═══ Available data

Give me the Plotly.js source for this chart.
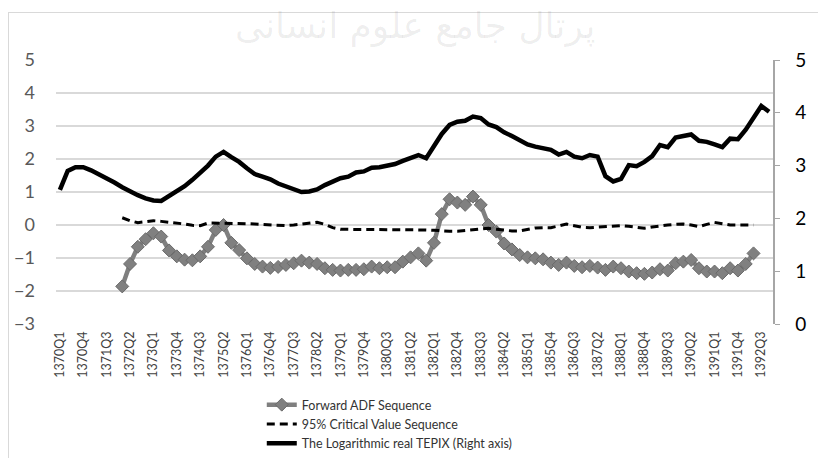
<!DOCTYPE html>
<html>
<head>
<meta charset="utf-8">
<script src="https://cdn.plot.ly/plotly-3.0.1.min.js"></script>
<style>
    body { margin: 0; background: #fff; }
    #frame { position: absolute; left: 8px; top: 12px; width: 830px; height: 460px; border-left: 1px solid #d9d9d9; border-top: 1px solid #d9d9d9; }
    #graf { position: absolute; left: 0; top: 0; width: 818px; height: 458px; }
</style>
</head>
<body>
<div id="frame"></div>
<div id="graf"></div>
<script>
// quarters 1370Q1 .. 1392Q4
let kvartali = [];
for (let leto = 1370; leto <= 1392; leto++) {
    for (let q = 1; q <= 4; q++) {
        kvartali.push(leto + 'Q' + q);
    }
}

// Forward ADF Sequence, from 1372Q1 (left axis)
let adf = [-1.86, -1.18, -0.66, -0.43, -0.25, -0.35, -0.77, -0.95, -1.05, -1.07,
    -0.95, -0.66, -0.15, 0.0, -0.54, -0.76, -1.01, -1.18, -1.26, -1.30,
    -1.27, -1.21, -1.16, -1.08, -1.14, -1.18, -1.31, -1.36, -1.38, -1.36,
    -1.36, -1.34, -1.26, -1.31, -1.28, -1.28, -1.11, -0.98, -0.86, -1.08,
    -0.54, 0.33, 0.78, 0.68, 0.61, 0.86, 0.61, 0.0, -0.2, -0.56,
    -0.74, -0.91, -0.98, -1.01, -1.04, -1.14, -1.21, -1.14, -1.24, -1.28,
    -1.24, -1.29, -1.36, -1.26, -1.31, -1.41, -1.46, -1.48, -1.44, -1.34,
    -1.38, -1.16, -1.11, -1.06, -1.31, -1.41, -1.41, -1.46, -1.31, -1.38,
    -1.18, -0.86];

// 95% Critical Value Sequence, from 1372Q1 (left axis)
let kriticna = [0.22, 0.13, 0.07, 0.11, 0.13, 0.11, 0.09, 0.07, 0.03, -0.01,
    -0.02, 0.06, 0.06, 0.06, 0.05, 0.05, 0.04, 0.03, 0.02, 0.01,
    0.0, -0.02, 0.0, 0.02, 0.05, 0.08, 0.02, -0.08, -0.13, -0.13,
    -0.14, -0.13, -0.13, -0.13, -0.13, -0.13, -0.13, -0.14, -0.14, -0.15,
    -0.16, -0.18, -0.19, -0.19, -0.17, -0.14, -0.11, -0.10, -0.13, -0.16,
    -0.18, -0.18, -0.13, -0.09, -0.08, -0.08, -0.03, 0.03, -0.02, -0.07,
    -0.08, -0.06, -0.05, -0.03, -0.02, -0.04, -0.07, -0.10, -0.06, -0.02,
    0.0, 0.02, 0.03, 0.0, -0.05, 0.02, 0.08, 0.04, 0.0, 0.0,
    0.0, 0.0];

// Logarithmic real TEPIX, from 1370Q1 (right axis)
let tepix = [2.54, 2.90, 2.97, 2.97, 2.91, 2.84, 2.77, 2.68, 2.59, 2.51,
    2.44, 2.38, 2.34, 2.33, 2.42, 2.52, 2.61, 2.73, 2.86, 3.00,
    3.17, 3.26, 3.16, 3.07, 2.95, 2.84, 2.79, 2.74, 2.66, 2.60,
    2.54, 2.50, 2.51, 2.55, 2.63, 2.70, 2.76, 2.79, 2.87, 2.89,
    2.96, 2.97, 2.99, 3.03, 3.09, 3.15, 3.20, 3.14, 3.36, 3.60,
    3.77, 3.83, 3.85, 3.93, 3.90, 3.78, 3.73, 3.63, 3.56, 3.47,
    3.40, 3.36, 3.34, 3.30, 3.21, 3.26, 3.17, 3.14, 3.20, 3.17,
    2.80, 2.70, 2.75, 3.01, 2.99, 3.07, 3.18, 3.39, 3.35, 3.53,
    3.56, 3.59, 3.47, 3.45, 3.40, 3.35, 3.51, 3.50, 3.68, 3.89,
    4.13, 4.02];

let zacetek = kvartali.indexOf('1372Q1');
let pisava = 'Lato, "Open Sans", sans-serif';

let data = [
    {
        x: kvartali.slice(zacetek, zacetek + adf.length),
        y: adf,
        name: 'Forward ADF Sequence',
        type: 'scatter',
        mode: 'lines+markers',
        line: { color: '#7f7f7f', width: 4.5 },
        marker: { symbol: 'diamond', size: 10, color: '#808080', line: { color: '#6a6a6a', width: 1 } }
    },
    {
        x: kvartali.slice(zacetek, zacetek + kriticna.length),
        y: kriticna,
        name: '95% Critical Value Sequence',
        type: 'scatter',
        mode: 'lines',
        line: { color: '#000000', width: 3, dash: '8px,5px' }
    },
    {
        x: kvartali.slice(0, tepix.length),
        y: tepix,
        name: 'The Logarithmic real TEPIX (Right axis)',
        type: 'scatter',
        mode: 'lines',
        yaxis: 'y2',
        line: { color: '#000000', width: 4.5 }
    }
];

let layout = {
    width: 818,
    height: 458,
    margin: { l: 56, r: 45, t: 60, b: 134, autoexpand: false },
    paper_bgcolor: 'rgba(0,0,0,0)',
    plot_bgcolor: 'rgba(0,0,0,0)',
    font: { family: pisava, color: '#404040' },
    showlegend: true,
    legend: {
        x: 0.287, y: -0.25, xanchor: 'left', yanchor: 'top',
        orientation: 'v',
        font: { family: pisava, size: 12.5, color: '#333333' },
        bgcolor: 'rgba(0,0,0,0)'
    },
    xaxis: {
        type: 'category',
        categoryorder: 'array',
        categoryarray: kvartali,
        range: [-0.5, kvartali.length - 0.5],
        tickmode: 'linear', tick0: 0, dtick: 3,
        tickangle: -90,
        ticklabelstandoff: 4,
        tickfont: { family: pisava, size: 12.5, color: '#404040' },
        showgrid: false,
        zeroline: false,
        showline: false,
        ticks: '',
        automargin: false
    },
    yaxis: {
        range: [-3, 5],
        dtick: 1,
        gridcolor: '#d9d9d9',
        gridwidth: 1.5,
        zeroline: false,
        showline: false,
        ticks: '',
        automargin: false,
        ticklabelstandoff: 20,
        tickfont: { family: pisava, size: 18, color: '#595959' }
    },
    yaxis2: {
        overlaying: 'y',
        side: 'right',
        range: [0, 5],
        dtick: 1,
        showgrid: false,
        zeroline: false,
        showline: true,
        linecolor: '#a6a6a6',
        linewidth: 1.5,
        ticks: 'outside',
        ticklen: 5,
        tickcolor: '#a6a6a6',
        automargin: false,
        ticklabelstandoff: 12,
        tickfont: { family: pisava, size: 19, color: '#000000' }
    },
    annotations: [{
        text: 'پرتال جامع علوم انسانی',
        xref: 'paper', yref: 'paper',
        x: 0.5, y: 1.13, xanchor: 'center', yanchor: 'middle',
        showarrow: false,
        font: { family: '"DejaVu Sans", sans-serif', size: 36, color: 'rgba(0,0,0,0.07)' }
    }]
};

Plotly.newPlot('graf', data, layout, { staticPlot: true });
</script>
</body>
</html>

══════

What you will do :: Word for word, quote the lines above. Omit the pictures.

Solution to this problem ::
Give me the Plotly.js source for this chart.
<!DOCTYPE html>
<html>
<head>
<meta charset="utf-8">
<script src="https://cdn.plot.ly/plotly-3.0.1.min.js"></script>
<style>
    body { margin: 0; background: #fff; }
    #frame { position: absolute; left: 8px; top: 12px; width: 830px; height: 460px; border-left: 1px solid #d9d9d9; border-top: 1px solid #d9d9d9; }
    #graf { position: absolute; left: 0; top: 0; width: 818px; height: 458px; }
</style>
</head>
<body>
<div id="frame"></div>
<div id="graf"></div>
<script>
// quarters 1370Q1 .. 1392Q4
let kvartali = [];
for (let leto = 1370; leto <= 1392; leto++) {
    for (let q = 1; q <= 4; q++) {
        kvartali.push(leto + 'Q' + q);
    }
}

// Forward ADF Sequence, from 1372Q1 (left axis)
let adf = [-1.86, -1.18, -0.66, -0.43, -0.25, -0.35, -0.77, -0.95, -1.05, -1.07,
    -0.95, -0.66, -0.15, 0.0, -0.54, -0.76, -1.01, -1.18, -1.26, -1.30,
    -1.27, -1.21, -1.16, -1.08, -1.14, -1.18, -1.31, -1.36, -1.38, -1.36,
    -1.36, -1.34, -1.26, -1.31, -1.28, -1.28, -1.11, -0.98, -0.86, -1.08,
    -0.54, 0.33, 0.78, 0.68, 0.61, 0.86, 0.61, 0.0, -0.2, -0.56,
    -0.74, -0.91, -0.98, -1.01, -1.04, -1.14, -1.21, -1.14, -1.24, -1.28,
    -1.24, -1.29, -1.36, -1.26, -1.31, -1.41, -1.46, -1.48, -1.44, -1.34,
    -1.38, -1.16, -1.11, -1.06, -1.31, -1.41, -1.41, -1.46, -1.31, -1.38,
    -1.18, -0.86];

// 95% Critical Value Sequence, from 1372Q1 (left axis)
let kriticna = [0.22, 0.13, 0.07, 0.11, 0.13, 0.11, 0.09, 0.07, 0.03, -0.01,
    -0.02, 0.06, 0.06, 0.06, 0.05, 0.05, 0.04, 0.03, 0.02, 0.01,
    0.0, -0.02, 0.0, 0.02, 0.05, 0.08, 0.02, -0.08, -0.13, -0.13,
    -0.14, -0.13, -0.13, -0.13, -0.13, -0.13, -0.13, -0.14, -0.14, -0.15,
    -0.16, -0.18, -0.19, -0.19, -0.17, -0.14, -0.11, -0.10, -0.13, -0.16,
    -0.18, -0.18, -0.13, -0.09, -0.08, -0.08, -0.03, 0.03, -0.02, -0.07,
    -0.08, -0.06, -0.05, -0.03, -0.02, -0.04, -0.07, -0.10, -0.06, -0.02,
    0.0, 0.02, 0.03, 0.0, -0.05, 0.02, 0.08, 0.04, 0.0, 0.0,
    0.0, 0.0];

// Logarithmic real TEPIX, from 1370Q1 (right axis)
let tepix = [2.54, 2.90, 2.97, 2.97, 2.91, 2.84, 2.77, 2.68, 2.59, 2.51,
    2.44, 2.38, 2.34, 2.33, 2.42, 2.52, 2.61, 2.73, 2.86, 3.00,
    3.17, 3.26, 3.16, 3.07, 2.95, 2.84, 2.79, 2.74, 2.66, 2.60,
    2.54, 2.50, 2.51, 2.55, 2.63, 2.70, 2.76, 2.79, 2.87, 2.89,
    2.96, 2.97, 2.99, 3.03, 3.09, 3.15, 3.20, 3.14, 3.36, 3.60,
    3.77, 3.83, 3.85, 3.93, 3.90, 3.78, 3.73, 3.63, 3.56, 3.47,
    3.40, 3.36, 3.34, 3.30, 3.21, 3.26, 3.17, 3.14, 3.20, 3.17,
    2.80, 2.70, 2.75, 3.01, 2.99, 3.07, 3.18, 3.39, 3.35, 3.53,
    3.56, 3.59, 3.47, 3.45, 3.40, 3.35, 3.51, 3.50, 3.68, 3.89,
    4.13, 4.02];

let zacetek = kvartali.indexOf('1372Q1');
let pisava = 'Lato, "Open Sans", sans-serif';

let data = [
    {
        x: kvartali.slice(zacetek, zacetek + adf.length),
        y: adf,
        name: 'Forward ADF Sequence',
        type: 'scatter',
        mode: 'lines+markers',
        line: { color: '#7f7f7f', width: 4.5 },
        marker: { symbol: 'diamond', size: 10, color: '#808080', line: { color: '#6a6a6a', width: 1 } }
    },
    {
        x: kvartali.slice(zacetek, zacetek + kriticna.length),
        y: kriticna,
        name: '95% Critical Value Sequence',
        type: 'scatter',
        mode: 'lines',
        line: { color: '#000000', width: 3, dash: '8px,5px' }
    },
    {
        x: kvartali.slice(0, tepix.length),
        y: tepix,
        name: 'The Logarithmic real TEPIX (Right axis)',
        type: 'scatter',
        mode: 'lines',
        yaxis: 'y2',
        line: { color: '#000000', width: 4.5 }
    }
];

let layout = {
    width: 818,
    height: 458,
    margin: { l: 56, r: 45, t: 60, b: 134, autoexpand: false },
    paper_bgcolor: 'rgba(0,0,0,0)',
    plot_bgcolor: 'rgba(0,0,0,0)',
    font: { family: pisava, color: '#404040' },
    showlegend: true,
    legend: {
        x: 0.287, y: -0.25, xanchor: 'left', yanchor: 'top',
        orientation: 'v',
        font: { family: pisava, size: 12.5, color: '#333333' },
        bgcolor: 'rgba(0,0,0,0)'
    },
    xaxis: {
        type: 'category',
        categoryorder: 'array',
        categoryarray: kvartali,
        range: [-0.5, kvartali.length - 0.5],
        tickmode: 'linear', tick0: 0, dtick: 3,
        tickangle: -90,
        ticklabelstandoff: 4,
        tickfont: { family: pisava, size: 12.5, color: '#404040' },
        showgrid: false,
        zeroline: false,
        showline: false,
        ticks: '',
        automargin: false
    },
    yaxis: {
        range: [-3, 5],
        dtick: 1,
        gridcolor: '#d9d9d9',
        gridwidth: 1.5,
        zeroline: false,
        showline: false,
        ticks: '',
        automargin: false,
        ticklabelstandoff: 20,
        tickfont: { family: pisava, size: 18, color: '#595959' }
    },
    yaxis2: {
        overlaying: 'y',
        side: 'right',
        range: [0, 5],
        dtick: 1,
        showgrid: false,
        zeroline: false,
        showline: true,
        linecolor: '#a6a6a6',
        linewidth: 1.5,
        ticks: 'outside',
        ticklen: 5,
        tickcolor: '#a6a6a6',
        automargin: false,
        ticklabelstandoff: 12,
        tickfont: { family: pisava, size: 19, color: '#000000' }
    },
    annotations: [{
        text: 'پرتال جامع علوم انسانی',
        xref: 'paper', yref: 'paper',
        x: 0.5, y: 1.13, xanchor: 'center', yanchor: 'middle',
        showarrow: false,
        font: { family: '"DejaVu Sans", sans-serif', size: 36, color: 'rgba(0,0,0,0.07)' }
    }]
};

Plotly.newPlot('graf', data, layout, { staticPlot: true });
</script>
</body>
</html>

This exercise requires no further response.